Below are records; work out how many of their lines hold the string "this" and give that number alone.

Stored items from a collection >>
..............................

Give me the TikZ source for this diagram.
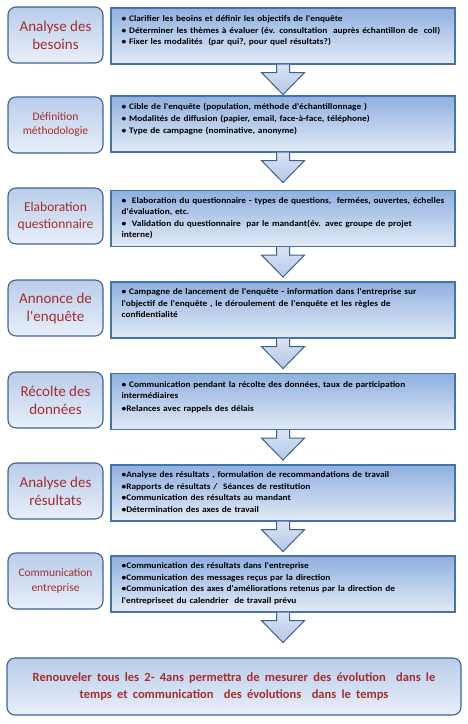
\documentclass[tikz,border=0pt]{standalone}
\usepackage{fontspec}
\setmainfont{Carlito}
\newfontfamily\detailfont[FakeStretch=1.1]{Carlito}
\usetikzlibrary{calc}

\definecolor{stageborder}{HTML}{3D6396}
\definecolor{stagetop}{HTML}{B9CDEA}
\definecolor{stagebottom}{HTML}{E8EFF9}
\definecolor{stagered}{HTML}{A52D2C}
\definecolor{detailborder}{HTML}{4673AC}
\definecolor{detailtop}{HTML}{8FB0DF}
\definecolor{detailbottom}{HTML}{E2EAF6}
\definecolor{arrowborder}{HTML}{3D5F8E}
\definecolor{arrowtop}{HTML}{D9E3F3}
\definecolor{arrowbottom}{HTML}{B4C8E8}

\newcommand{\finalfont}{\fontsize{12.5}{17}\selectfont\bfseries\spaceskip=5.2pt plus 1pt\relax}

\tikzset{
  stage/.style={draw=stageborder, line width=1.1pt, rounded corners=8pt,
    top color=stagetop, bottom color=stagebottom,
    minimum width=95pt, minimum height=56pt, inner sep=0pt,
    align=center, text=stagered},
  detail/.style={draw=detailborder, line width=1.1pt,
    top color=detailtop, bottom color=detailbottom,
    minimum width=344pt, minimum height=56pt, inner sep=0pt},
  detailtext/.style={anchor=north west, align=left, inner sep=0pt,
    text width=340pt, font=\detailfont\fontsize{8.5}{11.6}\selectfont\bfseries},
  arrowfill/.style={top color=arrowtop, bottom color=arrowbottom},
  arrowline/.style={draw=arrowborder, line width=1pt, line join=miter}
}

\begin{document}
\begin{tikzpicture}[x=1pt,y=-1pt]
  \useasboundingbox (0,0) rectangle (467,724);

  % left column
  \node[stage, font=\fontsize{15}{18}\selectfont] (s1) at (55.5,35) {Analyse des\\besoins};
  \node[stage, font=\fontsize{11.5}{14}\selectfont] (s2) at (55.5,125) {Définition\\méthodologie};
  \node[stage, font=\fontsize{13.5}{17}\selectfont] (s3) at (55.5,216) {Elaboration\\questionnaire};
  \node[stage, font=\fontsize{15}{18}\selectfont] (s4) at (55.5,308) {Annonce de\\l\textquotesingle enquête};
  \node[stage, font=\fontsize{15}{18}\selectfont] (s5) at (55.5,400) {Récolte des\\données};
  \node[stage, font=\fontsize{15}{18}\selectfont] (s6) at (55.5,491) {Analyse des\\résultats};
  \node[stage, font=\fontsize{11.5}{15}\selectfont] (s7) at (55.5,581) {Communication\\entreprise};

  % right column
  \node[detail] (r1) at (283,36) {};
  \node[detail] (r2) at (283,124) {};
  \node[detail] (r3) at (283,218.5) {};
  \node[detail] (r4) at (283,310) {};
  \node[detail] (r5) at (283,401.5) {};
  \node[detail] (r6) at (283,493) {};
  \node[detail] (r7) at (283,584) {};

  \node[detailtext] (t1) at ($(r1.north west)+(11,8)$)
    {• Clarifier les beoins et définir les objectifs de l'enquête\\
     • Déterminer les thèmes à évaluer (év. consultation \ auprès échantillon de \ coll)\\
     • Fixer les modalités \ (par qui?, pour quel résultats?)};
  \node[detailtext] (t2) at ($(r2.north west)+(11,8)$)
    {• Cible de l'enquête (population, méthode d'échantillonnage )\\
     • Modalités de diffusion (papier, email, face-à-face, téléphone)\\
     • Type de campagne (nominative, anonyme)};
  \node[detailtext] (t3) at ($(r3.north west)+(11,7)$)
    {• \ Elaboration du questionnaire - types de questions, \ fermées, ouvertes, échelles\\
     d'évaluation, etc.\\
     • \ Validation du questionnaire \ par le mandant(év. avec groupe de projet\\
     interne)};
  \node[detailtext] (t4) at ($(r4.north west)+(11,7)$)
    {• Campagne de lancement de l'enquête - information dans l'entreprise sur\\
     l'objectif de l'enquête , le déroulement de l'enquête et les règles de\\
     confidentialité};
  \node[detailtext] (t5) at ($(r5.north west)+(11,8)$)
    {• Communication pendant la récolte des données, taux de participation\\
     intermédiaires\\[1.5pt]
     •Relances avec rappels des délais};
  \node[detailtext] (t6) at ($(r6.north west)+(11,7)$)
    {•Analyse des résultats , formulation de recommandations de travail\\
     •Rapports de résultats / \ Séances de restitution\\
     •Communication des résultats au mandant\\
     •Détermination des axes de travail};
  \node[detailtext] (t7) at ($(r7.north west)+(11,7)$)
    {•Communication des résultats dans l'entreprise\\
     •Communication des messages reçus par la direction\\
     •Communication des axes d'améliorations retenus par la direction de\\
     l'entrepriseet du calendrier \ de travail prévu};

  % final box
  \node[stage, minimum width=454pt, minimum height=57pt, font=\finalfont]
    (f) at (234,686.5)
    {Renouveler tous les 2- 4ans permettra de mesurer des évolution \ dans le\\
     temps et communication \ des évolutions \ dans le temps};

  % block arrows
  \foreach \i in {1,...,7} {
    \path[arrowfill, shift={(r\i.south)}]
      (-6.5,0) -- (-6.5,8) -- (-21.5,8) -- (0,30) -- (21.5,8) -- (6.5,8) -- (6.5,0) -- cycle;
    \draw[arrowline, shift={(r\i.south)}]
      (-6.5,0) -- (-6.5,8) -- (-21.5,8) -- (0,30) -- (21.5,8) -- (6.5,8) -- (6.5,0);
  }
\end{tikzpicture}
\end{document}
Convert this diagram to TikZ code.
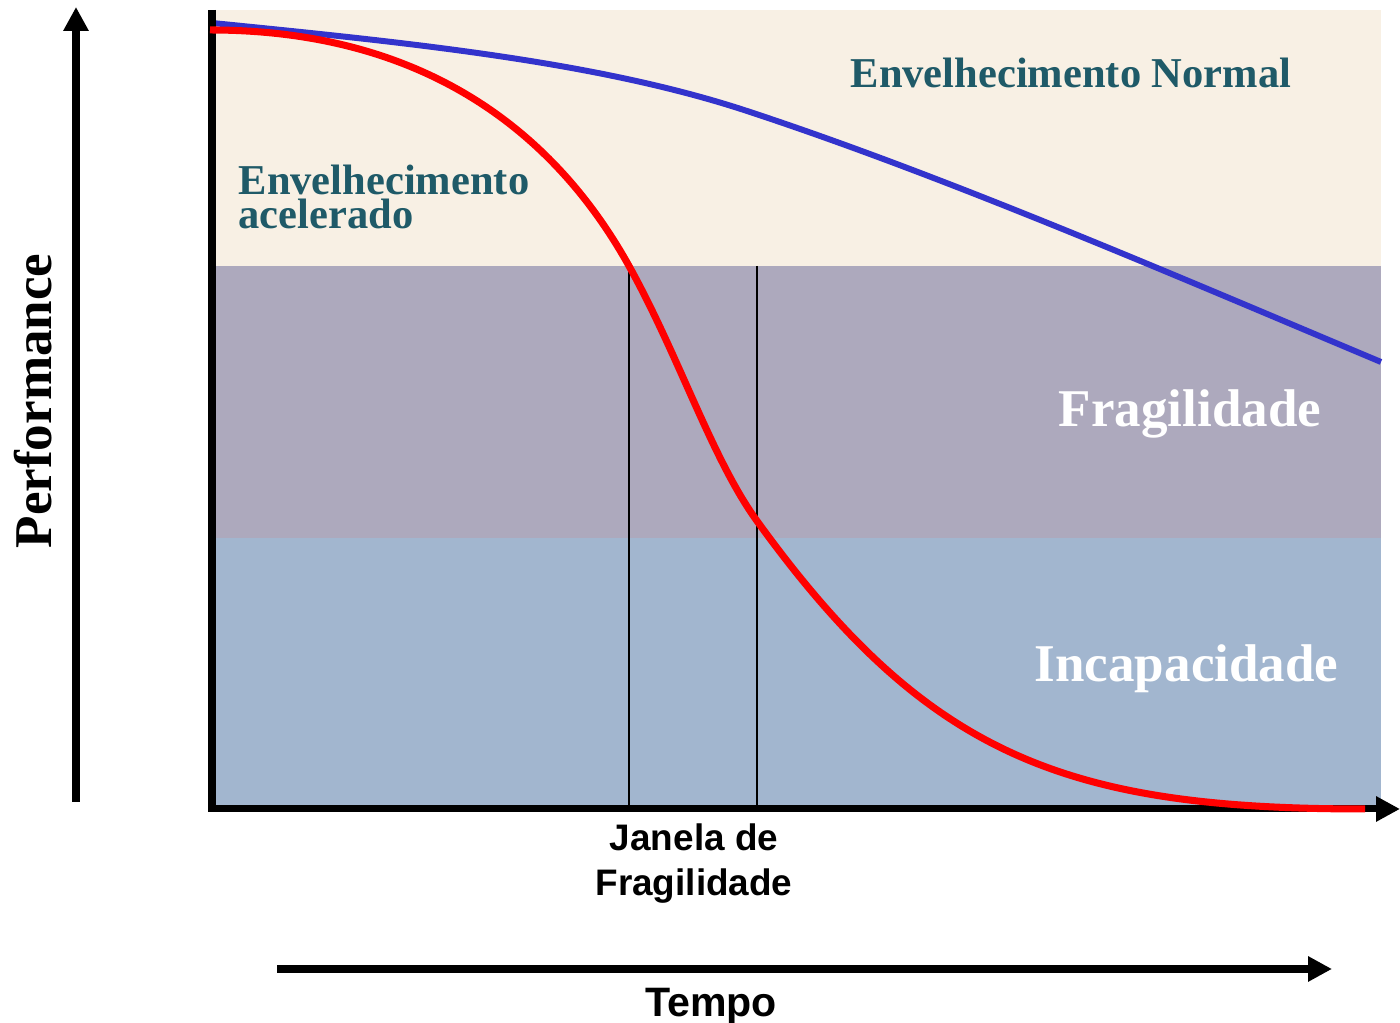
\documentclass[tikz,border=0pt]{standalone}
\usepackage{fontspec}
\setmainfont{Liberation Serif}
\newfontfamily\arialfont{Liberation Sans}
\usetikzlibrary{arrows.meta}

\definecolor{bandtop}{RGB}{248,240,228}
\definecolor{bandmid}{RGB}{173,169,189}
\definecolor{bandlow}{RGB}{162,182,207}
\definecolor{tealtext}{RGB}{31,90,104}
\definecolor{normalblue}{RGB}{51,51,204}

\begin{document}
\begin{tikzpicture}[
    axisline/.style={line width=2pt, -{Triangle[length=0.24cm, width=0.24cm]}},
    bandlabel/.style={font=\bfseries\fontsize{15.1}{17}\selectfont, text=white, inner sep=0pt},
    curvelabel/.style={font=\bfseries\fontsize{12.1}{9.7}\selectfont, text=tealtext, inner sep=0pt, align=left},
    sanslabel/.style={font=\arialfont\bfseries\fontsize{10.5}{13}\selectfont, inner sep=0pt, align=center}
  ]
    \useasboundingbox (0, 0) rectangle (14, 10.23);

    % Bands
    \fill [bandtop] (2.12, 10.13) rectangle (13.81, 7.57);
    \fill [bandmid] (2.12, 7.57) rectangle (13.81, 4.85);
    \fill [bandlow] (2.12, 4.85) rectangle (13.81, 2.14);

    % Normal ageing
    \draw [normalblue, line width=1.7pt] (2.12, 10.00)
          .. controls (4.12, 9.80) and (6.00, 9.61) .. (7.50, 9.11)
          .. controls (9.50, 8.45) and (11.81, 7.45) .. (13.81, 6.61);

    % Axes
    \draw [axisline] (2.12, 10.13) -- (2.12, 2.14) -- (14, 2.14);
    \draw [axisline] (0.76, 2.21) -- (0.76, 10.16);
    \draw [axisline] (2.77, 0.54) -- (13.32, 0.54);

    % Window
    \draw [line width=0.5pt] (6.29, 7.57) -- (6.29, 2.14);
    \draw [line width=0.5pt] (7.57, 7.57) -- (7.57, 2.14);

    % Accelerated ageing
    \draw [red, line width=2pt] (2.10, 9.93)
          .. controls (4.60, 9.93) and (5.75, 8.54) .. (6.29, 7.57)
          .. controls (6.79, 6.67) and (7.12, 5.64) .. (7.57, 5.02)
          .. controls (9.27, 2.67) and (10.65, 2.14) .. (13.65, 2.14);

    % Labels
    \node [curvelabel, anchor=base west] (normal) at (8.50, 9.35) {Envelhecimento Normal};
    \node [curvelabel, anchor=north west] (accel) at (2.38, 8.59) {Envelhecimento\\acelerado};
    \node [bandlabel, anchor=base west] (frag) at (10.58, 5.96) {Fragilidade};
    \node [bandlabel, anchor=base west] (incap) at (10.34, 3.41) {Incapacidade};
    \node [sanslabel, anchor=base] (window) at (6.94, 1.27) {Janela de\\Fragilidade};
    \node [sanslabel, font=\arialfont\bfseries\fontsize{11.7}{14}\selectfont, anchor=base] (time) at (7.11, 0.06) {Tempo};
    \node [bandlabel, text=black, rotate=90, anchor=base] (perf) at (0.51, 6.22) {Performance};
\end{tikzpicture}
\end{document}
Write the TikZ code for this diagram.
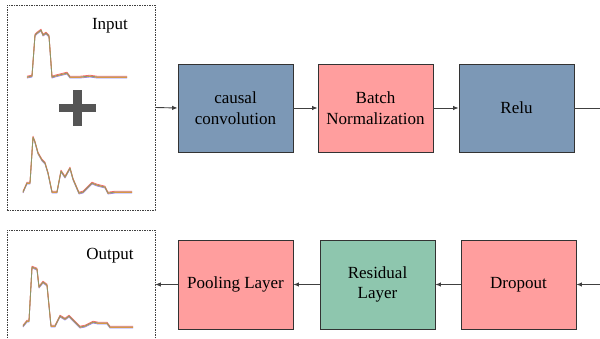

..............................

The response >>
3